The American Constitution Society & The Environmental Law Society Present: Environmental Litigation in Illinois with the NRDC
Room D
1111 East 60th Street, Chicago, Illinois 60637
Presenting student organizations: American Constitution Society Environmental Law Society
Selena Kyle, Frank Sturges, and Alyssa Brown the NRDC (Natural Resources Defense Council) join ACS and the Environmental Law Society for a discussion regarding the settlement of NRDC's Clean Air Act citizen suit against the owner of the E.D. Edwards coal-fired power plant outside Peoria, Illinois and environmental litigation at large.
Selena Kyle focuses on complex evidentiary litigation and environmental justice-oriented matters. She served as lead trial counsel for the remedy phase and oversees the settlement of NRDC's Clean Air Act citizen suit against the owner of the E.D. Edwards coal-fired power plant outside Peoria, Illinois. The settlement requires the plant to close by the end of 2022 and provides close to $9 million for Peoria-area bus electrification, low-income energy efficiency, solar, lung health, and job training programs to help support Illinois’s clean energy transition. Kyle has also supported NRDC and Chicago-based environmental justice groups in opposing the proposed relocation of the General Iron metal-shredding facility from Chicago’s wealthy North Side to the Southeast Side, and in pushing for EPA to better study and control methylene chloride pollution that threatens neighbors of hazardous-waste recycling facilities and workers across the country. Her past accomplishments include protecting neighbors of a Tennessee landfill from air and water contamination; defeating a Monsanto challenge to California's decision to list the active ingredient in Roundup as a carcinogen; abating stormwater pollution in Los Angeles County rivers and ocean waters; and blocking a California state budget raid of $155 million in energy-efficiency funding. Kyle is a 2020 recipient of the American Constitution Society's Ruth Goldman Award, for women in the Chicago legal community who have made significant contributions to advance the status of women in the legal profession and the goals of ACS.

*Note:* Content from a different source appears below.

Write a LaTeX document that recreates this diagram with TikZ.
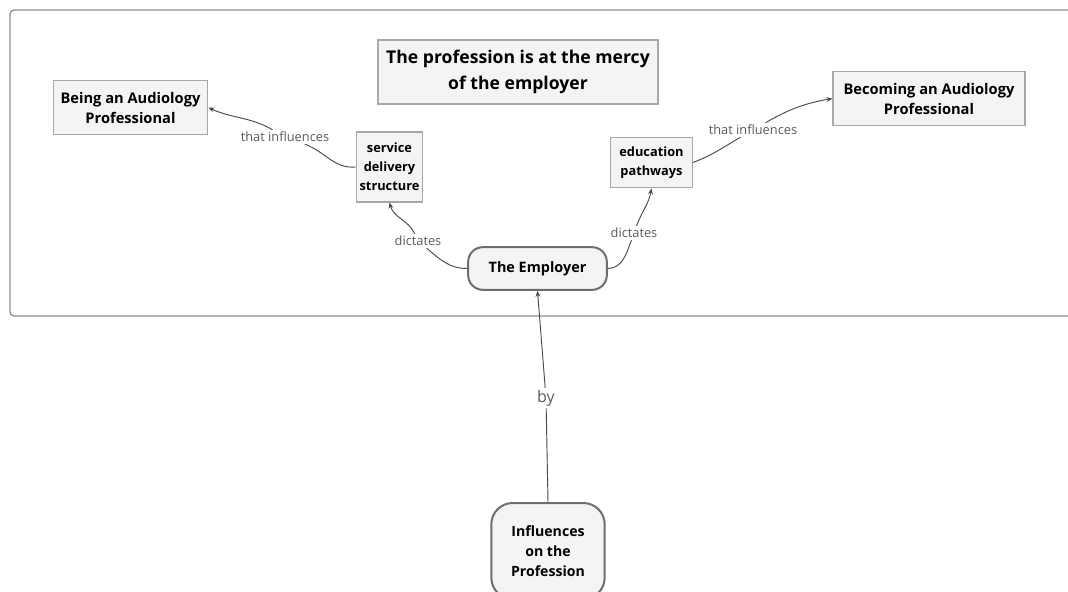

Prior to joining NRDC, Frank Sturges worked as a legal intern with Earthjustice and the Western Environmental Law Center. He holds a bachelor’s degree from University of North Carolina-Chapel Hill, master’s degrees in natural resources and environment and in public policy from University of Michigan, and a J.D. from Harvard Law School, where he was editor-in-chief of the Harvard Environmental Law Review. Prior to attending law school, Sturges was a Presidential Management Fellow at the Office of Management and Budget and the Bureau of Land Management.
Prior to joining NRDC’s Litigation Team, Alyssa Brown focused on food access as an intern with Missouri Coalition for the Environment, worked as a community and identity building fellow at her college’s intercultural center, and was involved in several equity- and justice-based facilitation and community-building programs. Brown holds a bachelor’s degree from Middlebury College in environmental policy and gender, sexuality, and feminist studies.